The task force is about protecting the integrity of the university. Call me crazy, but when the health and safety of students are at risk, I don’t care about how it looks. I care about how it is.

And this is how it is: We live in a society that teaches “Don’t get raped” instead of “Don’t rape.” And if that sentence alone doesn’t make your skin crawl, nothing will. If this situation does not open your eyes to the repulsive inequality of this patriarchal society, then think about this next point.

You know you’re living in a sexist environment when the choices of two male athletes trigger widespread media attention and a personal letter from the president of the university, but the fact that female students are getting videotaped in their own dormitory showers gets little to no attention by the administration.

The “peeping Tom” incidents were briefly covered by the main publications and then left alone. As far as I know, there has been no follow-up to what I see as a prominent and disgusting problem on our campus.

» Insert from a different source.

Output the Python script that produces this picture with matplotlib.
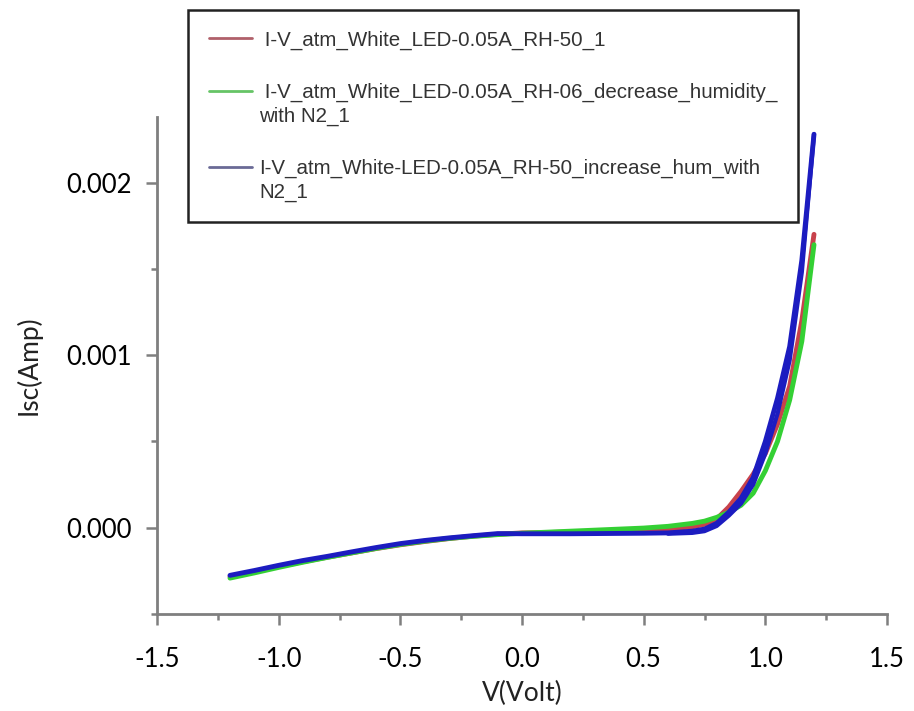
import matplotlib
matplotlib.use("Agg")

import numpy as np
import matplotlib.pyplot as plt
from matplotlib.ticker import MultipleLocator, FormatStrFormatter
from matplotlib.legend_handler import HandlerLine2D

# ---------------------------
# DATA
# ---------------------------

V = [-1.2, -1.1, -1.0, -0.9, -0.8, -0.7, -0.6, -0.5, -0.4, -0.3, -0.2, -0.1,
     0.0, 0.1, 0.2, 0.3, 0.4, 0.5, 0.6, 0.7, 0.75, 0.8, 0.85, 0.9, 0.95,
     1.0, 1.05, 1.1, 1.15, 1.2]

I_rh50 = [-0.000283, -0.000255, -0.000225, -0.000197, -0.000171, -0.000146,
          -0.000121, -0.000099, -0.000080, -0.000063, -0.000049, -0.000038,
          -0.000030, -0.000028, -0.000025, -0.000022, -0.000018, -0.000014,
          -0.000008, 0.000005, 0.00002, 0.00005, 0.00012, 0.00021, 0.00031,
          0.00043, 0.00060, 0.00082, 0.00120, 0.00170]

I_rh06 = [-0.000292, -0.000262, -0.000230, -0.000200, -0.000172, -0.000146,
          -0.000120, -0.000097, -0.000078, -0.000062, -0.000050, -0.000040,
          -0.000032, -0.000026, -0.000020, -0.000014, -0.000008, -0.000002,
          0.000008, 0.000025, 0.000038, 0.00006, 0.00009, 0.00013, 0.00020,
          0.00033, 0.00050, 0.00074, 0.00108, 0.00164]

I_rh50_inc = [-0.000276, -0.000248, -0.000218, -0.000190, -0.000166, -0.000140,
              -0.000115, -0.000092, -0.000074, -0.000059, -0.000046, -0.000034,
              -0.000035, -0.000035, -0.000035, -0.000034, -0.000033, -0.000032,
              -0.000030, -0.000020, -0.000008, 0.000025, 0.00009, 0.00017, 0.00029,
              0.00050, 0.00075, 0.00105, 0.00155, 0.00228]

# return sweep of the blue curve
V_ret = [1.2, 1.15, 1.1, 1.05, 1.0, 0.95, 0.9, 0.85, 0.8, 0.75, 0.7, 0.6]
I_rh50_inc_ret = [0.00228, 0.00148, 0.00097, 0.00066, 0.00043, 0.00025,
                  0.00014, 0.00007, 0.00001, -0.00002, -0.00003, -0.000035]

LABELS = [
    " I-V_atm_White_LED-0.05A_RH-50_1",
    " I-V_atm_White_LED-0.05A_RH-06_decrease_humidity_\nwith N2_1",
    "I-V_atm_White-LED-0.05A_RH-50_increase_hum_with\nN2_1",
]

RED = "#c8424c"
GREEN = "#34d034"
BLUE = "#1c1cc0"
LEG_COLORS = ["#b0606a", "#66c466", "#6a6a96"]
AXIS_GRAY = "#7f7f7f"

LEG_SIZE = 14.8
LEG_LINESPACING = 1.3


class FirstLineHandler(HandlerLine2D):
    # put the handle on the first text line of a multi-line label
    def __init__(self, shift=0.0, **kw):
        super().__init__(**kw)
        self.shift = shift

    def create_artists(self, legend, orig_handle, xdescent, ydescent,
                       width, height, fontsize, trans):
        artists = super().create_artists(legend, orig_handle, xdescent, ydescent,
                                         width, height, fontsize, trans)
        for a in artists:
            a.set_ydata(np.asarray(a.get_ydata()) + self.shift)
        return artists


# ---------------------------
# PLOT
# ---------------------------

fig = plt.figure(figsize=(9.14, 7.11), dpi=100)
ax = fig.add_axes([157 / 914, 1 - 614 / 711, 730 / 914, 497 / 711])

l1, = ax.plot(V, I_rh50, color=RED, lw=3.5, solid_capstyle="round")
l2, = ax.plot(V, I_rh06, color=GREEN, lw=3.5, solid_capstyle="round")
l3, = ax.plot(V, I_rh50_inc, color=BLUE, lw=3.5, solid_capstyle="round")
ax.plot(V_ret, I_rh50_inc_ret, color=BLUE, lw=3, solid_capstyle="round")

ax.set_xlim(-1.5, 1.5)
ax.set_ylim(-0.0005, 0.00238)

ax.xaxis.set_major_locator(MultipleLocator(0.5))
ax.xaxis.set_minor_locator(MultipleLocator(0.25))
ax.xaxis.set_major_formatter(FormatStrFormatter("%.1f"))
ax.yaxis.set_major_locator(MultipleLocator(0.001))
ax.yaxis.set_minor_locator(MultipleLocator(0.0005))
ax.yaxis.set_major_formatter(FormatStrFormatter("%.3f"))

for s in ["top", "right"]:
    ax.spines[s].set_visible(False)
for s in ["left", "bottom"]:
    ax.spines[s].set_color(AXIS_GRAY)
    ax.spines[s].set_linewidth(2)

ax.tick_params(which="major", direction="out", length=8, width=1.8,
               color=AXIS_GRAY, labelsize=18.5)
ax.tick_params(which="minor", direction="out", length=4, width=1.8,
               color=AXIS_GRAY)
ax.tick_params(axis="x", which="major", pad=16)
ax.tick_params(axis="y", which="major", pad=10)
for t in ax.get_xticklabels() + ax.get_yticklabels():
    t.set_family("Lato")

ax.set_xlabel("V(Volt)", fontsize=19, family="Lato", color="#222222", labelpad=6)
ax.set_ylabel("Isc(Amp)", fontsize=19, family="Lato", color="#222222", labelpad=18)

shift = LEG_SIZE * LEG_LINESPACING / 2
leg = ax.legend(
    [l1, l2, l3], LABELS,
    loc="upper left",
    bbox_to_anchor=(188 / 914, 1 - 10 / 711),
    bbox_transform=fig.transFigure,
    borderaxespad=0,
    fancybox=False,
    framealpha=1,
    edgecolor="#222222",
    prop={"family": "Liberation Sans", "size": LEG_SIZE},
    handlelength=2.1,
    handletextpad=0.35,
    labelspacing=1.6,
    borderpad=1.0,
    handler_map={l1: FirstLineHandler(0.0),
                 l2: FirstLineHandler(shift),
                 l3: FirstLineHandler(shift)},
)
leg.get_frame().set_linewidth(1.8)
for h, c in zip(leg.legend_handles, LEG_COLORS):
    h.set_linewidth(2)
    h.set_color(c)
for t in leg.get_texts():
    t.set_linespacing(LEG_LINESPACING)
    t.set_color("#333333")

fig.savefig("out.png", dpi=100)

The very title it was given down-played its importance, making it sound like a simple game little kids play in the sandbox. The truth of the matter is female students do not feel safe in their college homes. This is an issue that deserves just as much media attention and focus.

What is even more appalling is the advice given to the female students to stop this from happening. They were told to consider “extra precautions” and for roommates to look out for one another while showering. The responsibility is put on the victims. A woman should be able to feel safe in her college environment. I am astounded that this problem has not received more attention; it is further proof of the so-called “war on women” in our society.

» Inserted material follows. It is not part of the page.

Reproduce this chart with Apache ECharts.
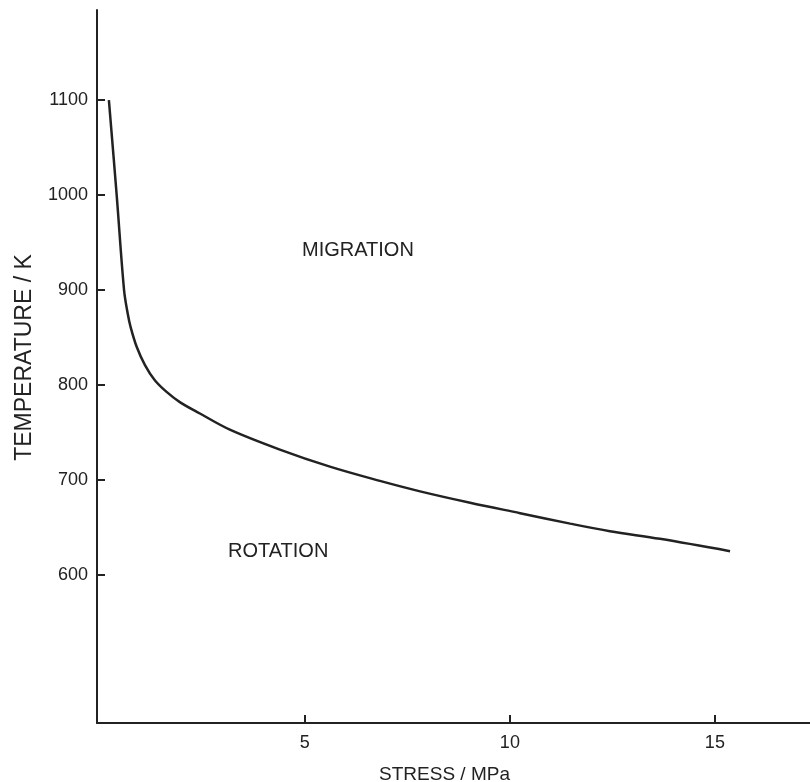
<!DOCTYPE html>
<html>
<head>
    <meta charset="UTF-8">
    <title>Migration / Rotation</title>
    <script src="https://cdn.jsdelivr.net/npm/echarts@6/dist/echarts.min.js"></script>
    <style>
        html, body { margin: 0; padding: 0; background: #ffffff; }
        #main { width: 810px; height: 782px; }
    </style>
</head>
<body>
<div id="main"></div>
<script type="text/javascript">
    // boundary curve
    var stress = [0.22, 0.41, 0.59, 0.68, 0.75, 0.90, 1.10, 1.34, 1.62, 1.95, 2.44, 3.17, 4.39, 5.61, 6.83, 7.81, 9.03, 10.25, 11.47, 12.44, 13.66, 15.37];
    var temperature = [1100, 1000, 900, 875, 861, 840, 821, 805, 793, 782, 770, 753, 732, 714, 699, 688, 676, 665, 654, 646, 638, 625];
    var xTicks = [5, 10, 15];
    var yTicks = [600, 700, 800, 900, 1000, 1100];

    var points = stress.map(function (s, i) { return [s, temperature[i]]; });

    var font = 'Liberation Sans, Arial, Helvetica, sans-serif';
    var ink = '#222222';

    var myChart = echarts.init(document.getElementById('main'));

    var option = {
        animation: false,
        backgroundColor: '#ffffff',
        grid: { left: 97, top: 10, right: 0, bottom: 59, containLabel: false, outerBoundsMode: 'none' },
        xAxis: {
            type: 'value',
            min: -0.07,
            max: 17.32,
            name: 'STRESS / MPa',
            nameLocation: 'middle',
            nameGap: 42,
            nameTextStyle: { color: ink, fontSize: 19, fontFamily: font, padding: [0, 18, 0, 0] },
            axisLine: { show: true, onZero: false, lineStyle: { color: ink, width: 2 } },
            axisTick: { show: true, inside: true, length: 8, customValues: xTicks, lineStyle: { color: ink, width: 2 } },
            axisLabel: { show: true, customValues: xTicks, margin: 11, color: ink, fontSize: 18, fontFamily: font,
                formatter: function (v) { return String(v); } },
            splitLine: { show: false }
        },
        yAxis: {
            type: 'value',
            min: 444,
            max: 1195,
            name: 'TEMPERATURE / K',
            nameLocation: 'middle',
            nameGap: 61,
            nameRotate: 90,
            nameTextStyle: { color: ink, fontSize: 23, fontFamily: font, padding: [0, 0, 0, 18] },
            axisLine: { show: true, onZero: false, lineStyle: { color: ink, width: 2 } },
            axisTick: { show: true, inside: true, length: 8, customValues: yTicks, lineStyle: { color: ink, width: 2 } },
            axisLabel: { show: true, customValues: yTicks, margin: 9, color: ink, fontSize: 18, fontFamily: font,
                formatter: function (v) { return String(v); } },
            splitLine: { show: false }
        },
        graphic: [
            { type: 'text', x: 302, y: 250, style: { text: 'MIGRATION', fill: ink, font: '20px ' + font, verticalAlign: 'middle' } },
            { type: 'text', x: 228, y: 551, style: { text: 'ROTATION', fill: ink, font: '20px ' + font, verticalAlign: 'middle' } }
        ],
        series: [
            {
                type: 'line',
                data: points,
                smooth: 0.35,
                symbol: 'none',
                lineStyle: { color: ink, width: 2.5 }
            }
        ]
    };

    myChart.setOption(option);
</script>
</body>
</html>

There is gross injustice in our world still going on today. Women are still not treated as equals in so many different ways. Feminism has a negative connotation, further proving this patriarchal society. The reason for this is a simple lack of awareness and understanding. So many people, men and women alike, have such a twisted notion of what it means to be a feminist. It is not a dirty word. It is not even a controversial word. It’s all about equality. Women can be feminists. Men can be feminists. And I would like every man that says he is not a feminist to explain to his mother, his sister, his daughter, his wife or girlfriend why he does not believe in equality for women.

Our society has a problem. Can BU be blamed for its cause? Not at all. It can be blamed for fostering an environment that flows with the current, rather than against it. It can be blamed for not taking a stronger stand against sexual violence towards women. It can be blamed for continually failing to address the real problem and consequently failing to provide concrete and effective solutions.

Do something, BU. Do something to keep me safe. Stop spewing senseless words and stringing together media-friendly phrases. Stop talking in your sleep. Wake up to the reality and start listening.